"Nous voulons encoder le concept d’altruisme dans des messages interstellaires" [Douglas Vakoch]
Ce chercheur du SETI rêve de conversations "artistiques" avec les extraterrestres
Comment concevoir des messages interstellaires permettant de transmettre l’étendue des expériences humaines sous une forme intelligible pour des civilisations extraterrestres ? Les 23 et 24 mars dernier se tenait à Paris un séminaire pas comme les autres, organisé par le SETI, la célèbre organisation américaine de recherche sur une vie extraterrestre. Une vingtaine d’anthropologues, musiciens, théologiens et chercheurs venus de dix pays différents ont planché sur un problème inattendu : comment encoder le concept d’altruisme ? Douglas Vakoch, membre du Seti et organisateur de cette rencontre "extraterrestre", nous explique l’importance de cette question.
Pourquoi avoir choisi l’altruisme comme thème central de cette rencontre sur la façon d’élaborer des messages interstellaires ?
L’altruisme était un concept très utile pour guider notre réflexion : il nous montre les limites du savoir scientifique pour exprimer un concept. Nous pouvons expliquer quelques manifestations de l’altruisme grâce à la biologie, à travers par exemple le besoin de prendre soin de ses proches. On peut aussi décrire l’altruisme en utilisant les notions de base des mathématiques et de la science, comme les théories du jeu. Mais la science a ses limites et nous nous apercevons qu’il faut recourir à d’autres voies, comme l’art, pour exprimer l’une des plus hautes aspirations humaines : aider les autres, même au prix de son bien-être.
Qu’avez-vous découvert au cours de la réunion ?
En deux jours, nous n’avions évidemment pas l’espoir d’arriver à composer des messages. Mais chaque participant a pu exposer ses idées sur la façon de composer des messages intelligibles. Notre débat autour des limites de chaque discipline nous prépare au défi que devront relever les scientifiques si un jour nous détectons un signal provenant d’une civilisation extraterrestre. Voilà pourquoi, durant toute la réunion, les artistes, les scientifiques et les chercheurs ont à chaque fois confronté leurs propres visions de ce qui est universel et de ce qui ne l’est pas.
Quelle forme pourraient prendre ces messages, selon vous ?

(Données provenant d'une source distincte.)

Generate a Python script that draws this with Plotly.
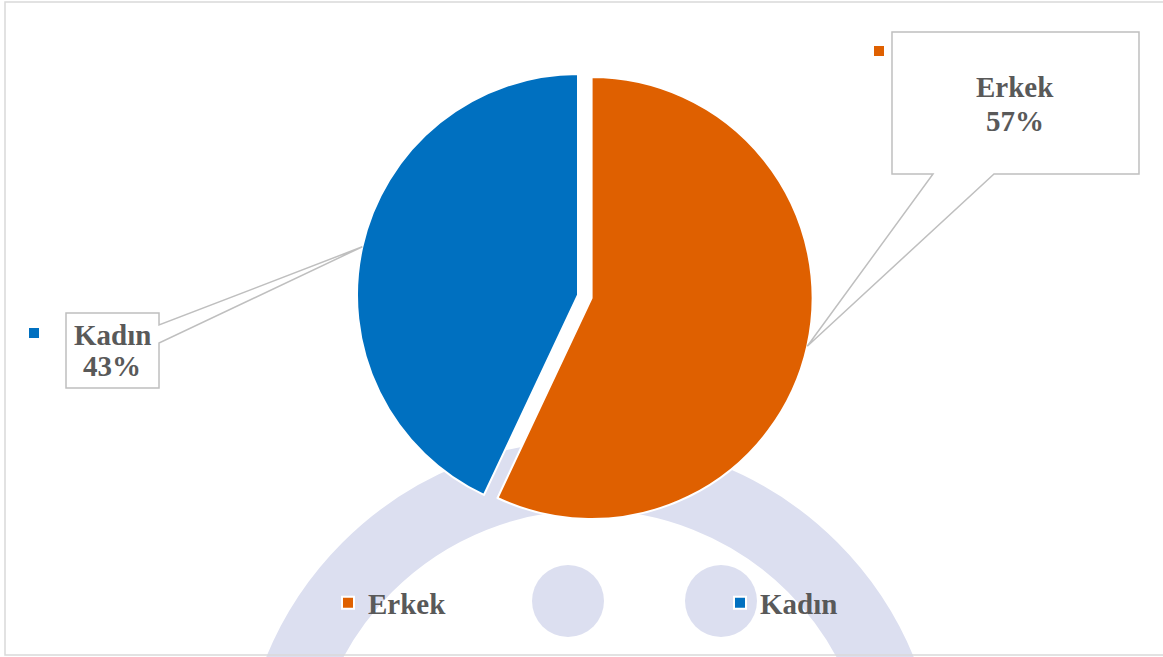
import math
import plotly.graph_objects as go

# ---- data -------------------------------------------------------------
labels = ["Erkek", "Kadın"]
values = [57, 43]
colors = ["#DF6000", "#0070C0"]

# ---- canvas / geometry (pixels) --------------------------------------
W, H = 1163, 657
PIE_CX, PIE_CY = 578, 295      # centre of the un-pulled pie
PIE_R = 221                    # slice radius
PULL = [0.063, 0.0]            # Erkek slice is exploded

TEXT = "#595959"
FONT = "Liberation Serif"
FS = 29


def px(x):
    return x / W


def py(y):
    return 1 - y / H


# domain that gives the wanted centre and radius (plotly shrinks r by 1+maxPull)
half = PIE_R * (1 + max(PULL))
dom_x = [px(PIE_CX - half), px(PIE_CX + half)]
dom_y = [py(PIE_CY + half), py(PIE_CY - half)]

fig = go.Figure(
    go.Pie(
        labels=labels,
        values=values,
        sort=False,
        direction="clockwise",
        rotation=0,
        pull=PULL,
        marker=dict(colors=colors, line=dict(color="white", width=2)),
        textinfo="none",
        hoverinfo="label+percent",
        domain=dict(x=dom_x, y=dom_y),
    )
)

shapes = []

# faint background emblem
EMB = "#DCDFF0"
ecx, ecy, er = 590, 790, 315
shapes.append(dict(type="circle", xref="paper", yref="paper", layer="below",
                   x0=px(ecx - er), x1=px(ecx + er), y0=py(ecy + er), y1=py(ecy - er),
                   line=dict(color=EMB, width=70), fillcolor="rgba(0,0,0,0)"))
for cx in (568, 721):
    r = 36
    shapes.append(dict(type="circle", xref="paper", yref="paper", layer="below",
                       x0=px(cx - r), x1=px(cx + r), y0=py(601 + r), y1=py(601 - r),
                       line=dict(width=0), fillcolor=EMB))

# chart frame
shapes.append(dict(type="rect", xref="paper", yref="paper", layer="below",
                   x0=px(5), x1=px(1170), y0=py(655), y1=py(2),
                   line=dict(color="#D9D9D9", width=1.5), fillcolor="rgba(0,0,0,0)"))

# anchor point of each label on its slice edge (slice mid-angle)
total = sum(values)
tips = []
cum = 0
for v, p in zip(values, PULL):
    mid = (cum + v / 2) / total * 2 * math.pi
    cum += v
    ux, uy = math.sin(mid), -math.cos(mid)
    cx = PIE_CX + p * PIE_R * ux
    cy = PIE_CY + p * PIE_R * uy
    tips.append((cx + PIE_R * ux, cy + PIE_R * uy))


def path(points):
    return "M " + " L ".join(f"{px(x):.5f},{py(y):.5f}" for x, y in points) + " Z"


# callout boxes
(ex, ey), (kx, ky) = tips
erkek_box = [(892, 32), (1139, 32), (1139, 174), (994, 174), (ex, ey), (933, 174), (892, 174)]
kadin_box = [(66, 313), (159, 313), (159, 325), (kx, ky), (159, 343), (159, 388), (66, 388)]
for pts in (erkek_box, kadin_box):
    shapes.append(dict(type="path", xref="paper", yref="paper", path=path(pts),
                       line=dict(color="#BFBFBF", width=1.5), fillcolor="white"))

# legend keys beside the labels
for (cx, cy, s), c in zip([(879, 51, 10), (34, 333, 10)], colors):
    shapes.append(dict(type="rect", xref="paper", yref="paper",
                       x0=px(cx - s / 2), x1=px(cx + s / 2), y0=py(cy + s / 2), y1=py(cy - s / 2),
                       line=dict(width=0), fillcolor=c))

pct = [f"{round(v / total * 100)}%" for v in values]
annotations = []
label_pos = [((1015, 87), (1015, 121)), ((112, 335), (112, 366))]
for name, pc, (p1, p2) in zip(labels, pct, label_pos):
    for txt, (x, y) in ((name, p1), (pc, p2)):
        annotations.append(dict(x=px(x), y=py(y), xref="paper", yref="paper",
                                text=txt, showarrow=False, xanchor="center", yanchor="middle",
                                font=dict(family=FONT, size=FS, color=TEXT, weight="bold")))

fig.update_layout(
    width=W, height=H,
    margin=dict(l=0, r=0, t=0, b=0, autoexpand=False),
    paper_bgcolor="white",
    plot_bgcolor="white",
    shapes=shapes,
    annotations=annotations,
    showlegend=True,
    legend=dict(
        orientation="h",
        x=px(328), xanchor="left",
        y=py(603), yanchor="middle",
        entrywidth=347, entrywidthmode="pixels",
        font=dict(family=FONT, size=FS, color=TEXT, weight="bold"),
        bgcolor="rgba(0,0,0,0)",
        itemclick=False,
    ),
)

fig.write_html("out.html")
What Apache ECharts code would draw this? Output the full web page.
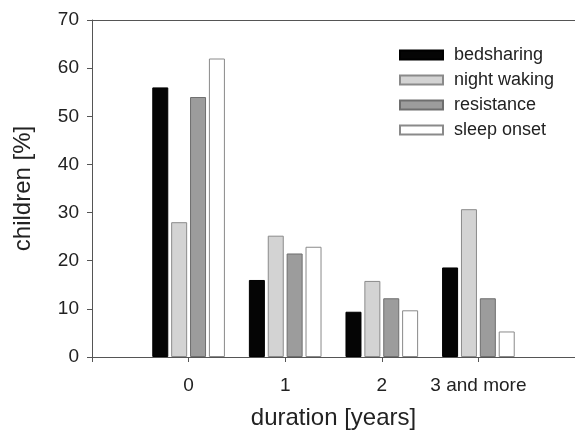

Nous n’avons pas de certitudes, seulement des pistes. L’une des contributions les plus intéressantes a été celle du compositeur expérimental David Rosenboom, qui nous a proposé des créations musicales incomplètes, de manière à engager une interaction avec la civilisation extraterrestre dans la conception définitive du message. Une façon de faire participer l’autre à la composition, pour trouver la forme juste. Nous avons également discuté du format que pourraient prendre ces messages. Nous avons par exemple parlé d’algorithmes informatiques ou d’un jeu utilisant des animations en trois dimensions, que nous enverrions grâce aux techniques existantes : par ondes radio ou par de très puissantes impulsions laser.
Comment financez-vous ce projet et votre fondation ?
Notre travail sur les messages interstellaires est rendu possible grâce à l’aide de la fondation philanthropique John Templeton. Le SETI est quant à lui financé à moitié par des donations privées. L’autre moitié de nos fonds pour la recherche et l’astrobiologie vient du gouvernement américain, au travers d’administrations comme la National Science Foundation.
Croyez-vous que des extraterrestres recevront un jour nos messages ?
Aujourd’hui, nous n’avons aucune preuve de l’existence d’une autre vie intelligente. Mais ces dernières années, les astronomes ont détecté plus de 100 planètes hors du système solaire. Dans les prochaines décennies, il pourrait y en avoir des centaines de milliers. Je suis donc plein d’espoir. Pour l’instant notre travail consiste à réfléchir au type de message que nous pourrions transmettre, mais sommes évidemment encore loin de l’élaboration d’un programme de transmission.